• Given request: Repeat the lines below exactly as they appear, but leave out the images.

• Available data:
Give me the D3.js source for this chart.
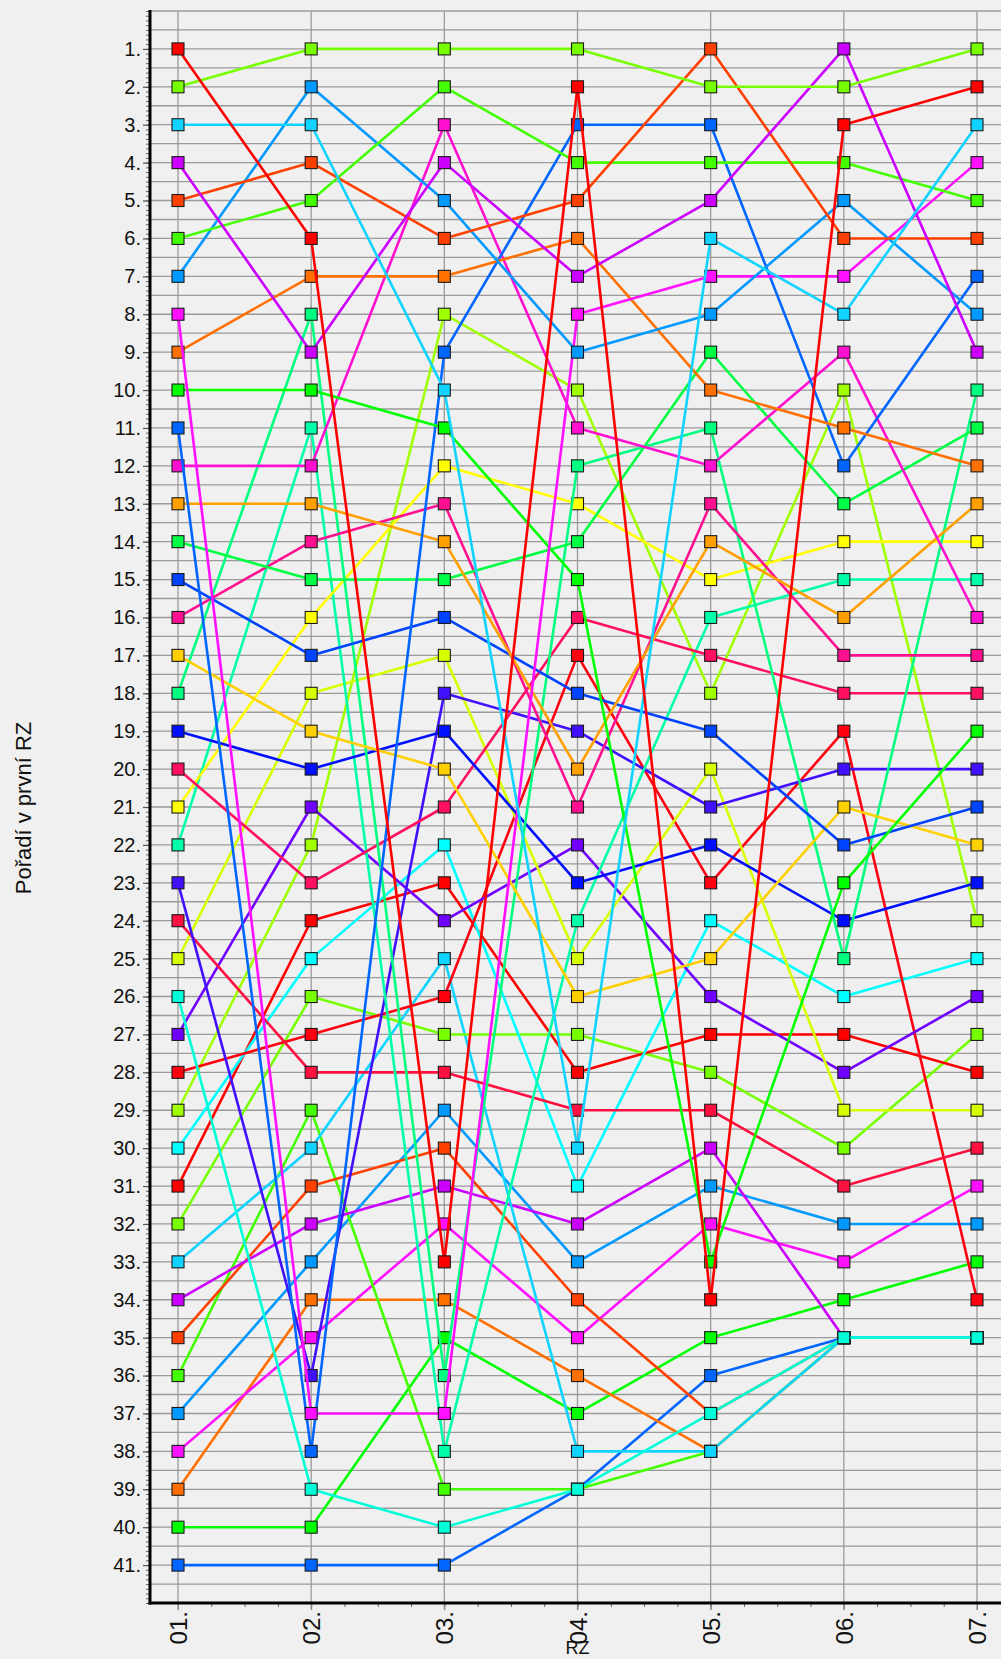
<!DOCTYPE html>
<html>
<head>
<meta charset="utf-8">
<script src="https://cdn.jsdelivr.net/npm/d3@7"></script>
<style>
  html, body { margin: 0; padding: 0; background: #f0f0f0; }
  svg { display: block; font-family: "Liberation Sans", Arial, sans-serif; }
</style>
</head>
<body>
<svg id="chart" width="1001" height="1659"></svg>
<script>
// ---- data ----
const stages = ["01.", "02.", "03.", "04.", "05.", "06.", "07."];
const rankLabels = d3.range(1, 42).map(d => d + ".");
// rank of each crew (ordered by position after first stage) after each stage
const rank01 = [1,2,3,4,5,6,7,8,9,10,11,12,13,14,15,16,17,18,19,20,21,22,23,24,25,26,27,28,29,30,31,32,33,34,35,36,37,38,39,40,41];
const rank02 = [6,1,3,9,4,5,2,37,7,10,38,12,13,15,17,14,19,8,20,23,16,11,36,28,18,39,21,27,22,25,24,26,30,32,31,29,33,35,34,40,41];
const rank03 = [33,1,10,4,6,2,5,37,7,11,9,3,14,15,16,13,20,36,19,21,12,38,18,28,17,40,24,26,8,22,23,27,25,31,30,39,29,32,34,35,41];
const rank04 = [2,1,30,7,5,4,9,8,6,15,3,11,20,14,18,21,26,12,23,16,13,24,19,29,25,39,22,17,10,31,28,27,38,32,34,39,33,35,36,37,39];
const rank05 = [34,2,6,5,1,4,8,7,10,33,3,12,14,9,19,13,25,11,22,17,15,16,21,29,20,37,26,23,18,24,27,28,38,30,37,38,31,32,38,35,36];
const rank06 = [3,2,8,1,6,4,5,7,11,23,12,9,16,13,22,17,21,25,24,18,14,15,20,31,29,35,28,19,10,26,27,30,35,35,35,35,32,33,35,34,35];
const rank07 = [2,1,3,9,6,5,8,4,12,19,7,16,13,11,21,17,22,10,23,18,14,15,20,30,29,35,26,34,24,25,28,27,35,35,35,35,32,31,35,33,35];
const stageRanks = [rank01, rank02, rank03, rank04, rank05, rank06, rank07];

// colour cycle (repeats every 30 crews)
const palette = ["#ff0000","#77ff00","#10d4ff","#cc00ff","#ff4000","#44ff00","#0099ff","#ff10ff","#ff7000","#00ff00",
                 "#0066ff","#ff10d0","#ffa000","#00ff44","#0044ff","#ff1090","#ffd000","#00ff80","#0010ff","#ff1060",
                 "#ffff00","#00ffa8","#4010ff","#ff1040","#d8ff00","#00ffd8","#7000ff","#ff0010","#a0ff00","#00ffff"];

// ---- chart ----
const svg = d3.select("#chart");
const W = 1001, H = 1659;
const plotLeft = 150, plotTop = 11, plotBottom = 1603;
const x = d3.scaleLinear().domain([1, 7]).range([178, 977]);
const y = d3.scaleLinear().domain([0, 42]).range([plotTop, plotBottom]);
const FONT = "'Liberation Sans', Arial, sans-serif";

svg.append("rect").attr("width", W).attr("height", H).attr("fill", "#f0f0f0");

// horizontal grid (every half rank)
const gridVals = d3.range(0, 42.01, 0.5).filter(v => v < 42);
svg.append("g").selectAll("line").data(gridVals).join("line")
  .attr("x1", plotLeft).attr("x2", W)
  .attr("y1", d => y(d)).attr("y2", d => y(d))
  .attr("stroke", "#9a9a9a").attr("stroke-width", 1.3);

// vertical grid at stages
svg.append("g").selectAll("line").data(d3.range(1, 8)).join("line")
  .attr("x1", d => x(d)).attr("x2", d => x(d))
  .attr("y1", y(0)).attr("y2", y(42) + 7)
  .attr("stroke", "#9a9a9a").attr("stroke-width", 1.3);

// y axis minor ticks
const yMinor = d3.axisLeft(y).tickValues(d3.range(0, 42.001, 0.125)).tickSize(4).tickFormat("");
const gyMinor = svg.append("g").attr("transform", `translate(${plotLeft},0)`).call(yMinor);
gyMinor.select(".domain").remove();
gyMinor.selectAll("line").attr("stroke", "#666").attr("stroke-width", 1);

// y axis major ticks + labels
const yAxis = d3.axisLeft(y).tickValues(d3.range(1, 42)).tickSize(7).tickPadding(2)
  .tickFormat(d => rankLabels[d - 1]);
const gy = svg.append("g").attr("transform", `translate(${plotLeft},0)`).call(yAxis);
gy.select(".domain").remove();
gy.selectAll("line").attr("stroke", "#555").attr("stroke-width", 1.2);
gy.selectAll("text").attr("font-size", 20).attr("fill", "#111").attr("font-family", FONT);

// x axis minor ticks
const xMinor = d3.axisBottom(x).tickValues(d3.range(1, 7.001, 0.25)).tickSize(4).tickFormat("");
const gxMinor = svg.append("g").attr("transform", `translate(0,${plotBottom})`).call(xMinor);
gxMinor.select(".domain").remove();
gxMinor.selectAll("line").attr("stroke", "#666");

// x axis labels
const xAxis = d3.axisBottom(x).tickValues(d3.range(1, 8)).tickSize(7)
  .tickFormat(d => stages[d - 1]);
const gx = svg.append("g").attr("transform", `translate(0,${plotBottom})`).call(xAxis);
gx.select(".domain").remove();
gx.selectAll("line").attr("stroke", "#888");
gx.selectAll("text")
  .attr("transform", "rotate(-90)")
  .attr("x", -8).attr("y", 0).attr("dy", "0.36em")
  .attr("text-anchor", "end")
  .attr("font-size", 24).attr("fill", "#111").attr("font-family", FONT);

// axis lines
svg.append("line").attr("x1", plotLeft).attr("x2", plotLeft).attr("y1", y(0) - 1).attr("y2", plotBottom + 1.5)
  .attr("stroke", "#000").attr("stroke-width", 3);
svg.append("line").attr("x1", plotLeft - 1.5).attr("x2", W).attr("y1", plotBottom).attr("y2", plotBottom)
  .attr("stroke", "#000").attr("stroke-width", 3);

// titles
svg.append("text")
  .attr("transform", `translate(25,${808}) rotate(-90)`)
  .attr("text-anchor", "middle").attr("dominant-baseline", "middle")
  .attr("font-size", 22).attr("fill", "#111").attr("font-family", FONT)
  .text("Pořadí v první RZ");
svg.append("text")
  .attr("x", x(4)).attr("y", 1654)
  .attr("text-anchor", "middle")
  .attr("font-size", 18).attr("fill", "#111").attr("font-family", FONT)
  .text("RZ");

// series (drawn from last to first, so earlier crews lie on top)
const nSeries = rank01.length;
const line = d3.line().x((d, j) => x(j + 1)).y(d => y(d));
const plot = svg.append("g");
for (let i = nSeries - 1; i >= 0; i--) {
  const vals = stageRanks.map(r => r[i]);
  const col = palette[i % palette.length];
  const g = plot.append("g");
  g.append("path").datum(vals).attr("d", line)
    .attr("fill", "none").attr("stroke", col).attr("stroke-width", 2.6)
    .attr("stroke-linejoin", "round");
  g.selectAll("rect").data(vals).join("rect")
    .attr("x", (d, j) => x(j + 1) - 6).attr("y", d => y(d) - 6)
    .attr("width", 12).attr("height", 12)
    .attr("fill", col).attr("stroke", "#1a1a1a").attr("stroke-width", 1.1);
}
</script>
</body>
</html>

• Solution to this problem:
Give me the D3.js source for this chart.
<!DOCTYPE html>
<html>
<head>
<meta charset="utf-8">
<script src="https://cdn.jsdelivr.net/npm/d3@7"></script>
<style>
  html, body { margin: 0; padding: 0; background: #f0f0f0; }
  svg { display: block; font-family: "Liberation Sans", Arial, sans-serif; }
</style>
</head>
<body>
<svg id="chart" width="1001" height="1659"></svg>
<script>
// ---- data ----
const stages = ["01.", "02.", "03.", "04.", "05.", "06.", "07."];
const rankLabels = d3.range(1, 42).map(d => d + ".");
// rank of each crew (ordered by position after first stage) after each stage
const rank01 = [1,2,3,4,5,6,7,8,9,10,11,12,13,14,15,16,17,18,19,20,21,22,23,24,25,26,27,28,29,30,31,32,33,34,35,36,37,38,39,40,41];
const rank02 = [6,1,3,9,4,5,2,37,7,10,38,12,13,15,17,14,19,8,20,23,16,11,36,28,18,39,21,27,22,25,24,26,30,32,31,29,33,35,34,40,41];
const rank03 = [33,1,10,4,6,2,5,37,7,11,9,3,14,15,16,13,20,36,19,21,12,38,18,28,17,40,24,26,8,22,23,27,25,31,30,39,29,32,34,35,41];
const rank04 = [2,1,30,7,5,4,9,8,6,15,3,11,20,14,18,21,26,12,23,16,13,24,19,29,25,39,22,17,10,31,28,27,38,32,34,39,33,35,36,37,39];
const rank05 = [34,2,6,5,1,4,8,7,10,33,3,12,14,9,19,13,25,11,22,17,15,16,21,29,20,37,26,23,18,24,27,28,38,30,37,38,31,32,38,35,36];
const rank06 = [3,2,8,1,6,4,5,7,11,23,12,9,16,13,22,17,21,25,24,18,14,15,20,31,29,35,28,19,10,26,27,30,35,35,35,35,32,33,35,34,35];
const rank07 = [2,1,3,9,6,5,8,4,12,19,7,16,13,11,21,17,22,10,23,18,14,15,20,30,29,35,26,34,24,25,28,27,35,35,35,35,32,31,35,33,35];
const stageRanks = [rank01, rank02, rank03, rank04, rank05, rank06, rank07];

// colour cycle (repeats every 30 crews)
const palette = ["#ff0000","#77ff00","#10d4ff","#cc00ff","#ff4000","#44ff00","#0099ff","#ff10ff","#ff7000","#00ff00",
                 "#0066ff","#ff10d0","#ffa000","#00ff44","#0044ff","#ff1090","#ffd000","#00ff80","#0010ff","#ff1060",
                 "#ffff00","#00ffa8","#4010ff","#ff1040","#d8ff00","#00ffd8","#7000ff","#ff0010","#a0ff00","#00ffff"];

// ---- chart ----
const svg = d3.select("#chart");
const W = 1001, H = 1659;
const plotLeft = 150, plotTop = 11, plotBottom = 1603;
const x = d3.scaleLinear().domain([1, 7]).range([178, 977]);
const y = d3.scaleLinear().domain([0, 42]).range([plotTop, plotBottom]);
const FONT = "'Liberation Sans', Arial, sans-serif";

svg.append("rect").attr("width", W).attr("height", H).attr("fill", "#f0f0f0");

// horizontal grid (every half rank)
const gridVals = d3.range(0, 42.01, 0.5).filter(v => v < 42);
svg.append("g").selectAll("line").data(gridVals).join("line")
  .attr("x1", plotLeft).attr("x2", W)
  .attr("y1", d => y(d)).attr("y2", d => y(d))
  .attr("stroke", "#9a9a9a").attr("stroke-width", 1.3);

// vertical grid at stages
svg.append("g").selectAll("line").data(d3.range(1, 8)).join("line")
  .attr("x1", d => x(d)).attr("x2", d => x(d))
  .attr("y1", y(0)).attr("y2", y(42) + 7)
  .attr("stroke", "#9a9a9a").attr("stroke-width", 1.3);

// y axis minor ticks
const yMinor = d3.axisLeft(y).tickValues(d3.range(0, 42.001, 0.125)).tickSize(4).tickFormat("");
const gyMinor = svg.append("g").attr("transform", `translate(${plotLeft},0)`).call(yMinor);
gyMinor.select(".domain").remove();
gyMinor.selectAll("line").attr("stroke", "#666").attr("stroke-width", 1);

// y axis major ticks + labels
const yAxis = d3.axisLeft(y).tickValues(d3.range(1, 42)).tickSize(7).tickPadding(2)
  .tickFormat(d => rankLabels[d - 1]);
const gy = svg.append("g").attr("transform", `translate(${plotLeft},0)`).call(yAxis);
gy.select(".domain").remove();
gy.selectAll("line").attr("stroke", "#555").attr("stroke-width", 1.2);
gy.selectAll("text").attr("font-size", 20).attr("fill", "#111").attr("font-family", FONT);

// x axis minor ticks
const xMinor = d3.axisBottom(x).tickValues(d3.range(1, 7.001, 0.25)).tickSize(4).tickFormat("");
const gxMinor = svg.append("g").attr("transform", `translate(0,${plotBottom})`).call(xMinor);
gxMinor.select(".domain").remove();
gxMinor.selectAll("line").attr("stroke", "#666");

// x axis labels
const xAxis = d3.axisBottom(x).tickValues(d3.range(1, 8)).tickSize(7)
  .tickFormat(d => stages[d - 1]);
const gx = svg.append("g").attr("transform", `translate(0,${plotBottom})`).call(xAxis);
gx.select(".domain").remove();
gx.selectAll("line").attr("stroke", "#888");
gx.selectAll("text")
  .attr("transform", "rotate(-90)")
  .attr("x", -8).attr("y", 0).attr("dy", "0.36em")
  .attr("text-anchor", "end")
  .attr("font-size", 24).attr("fill", "#111").attr("font-family", FONT);

// axis lines
svg.append("line").attr("x1", plotLeft).attr("x2", plotLeft).attr("y1", y(0) - 1).attr("y2", plotBottom + 1.5)
  .attr("stroke", "#000").attr("stroke-width", 3);
svg.append("line").attr("x1", plotLeft - 1.5).attr("x2", W).attr("y1", plotBottom).attr("y2", plotBottom)
  .attr("stroke", "#000").attr("stroke-width", 3);

// titles
svg.append("text")
  .attr("transform", `translate(25,${808}) rotate(-90)`)
  .attr("text-anchor", "middle").attr("dominant-baseline", "middle")
  .attr("font-size", 22).attr("fill", "#111").attr("font-family", FONT)
  .text("Pořadí v první RZ");
svg.append("text")
  .attr("x", x(4)).attr("y", 1654)
  .attr("text-anchor", "middle")
  .attr("font-size", 18).attr("fill", "#111").attr("font-family", FONT)
  .text("RZ");

// series (drawn from last to first, so earlier crews lie on top)
const nSeries = rank01.length;
const line = d3.line().x((d, j) => x(j + 1)).y(d => y(d));
const plot = svg.append("g");
for (let i = nSeries - 1; i >= 0; i--) {
  const vals = stageRanks.map(r => r[i]);
  const col = palette[i % palette.length];
  const g = plot.append("g");
  g.append("path").datum(vals).attr("d", line)
    .attr("fill", "none").attr("stroke", col).attr("stroke-width", 2.6)
    .attr("stroke-linejoin", "round");
  g.selectAll("rect").data(vals).join("rect")
    .attr("x", (d, j) => x(j + 1) - 6).attr("y", d => y(d) - 6)
    .attr("width", 12).attr("height", 12)
    .attr("fill", col).attr("stroke", "#1a1a1a").attr("stroke-width", 1.1);
}
</script>
</body>
</html>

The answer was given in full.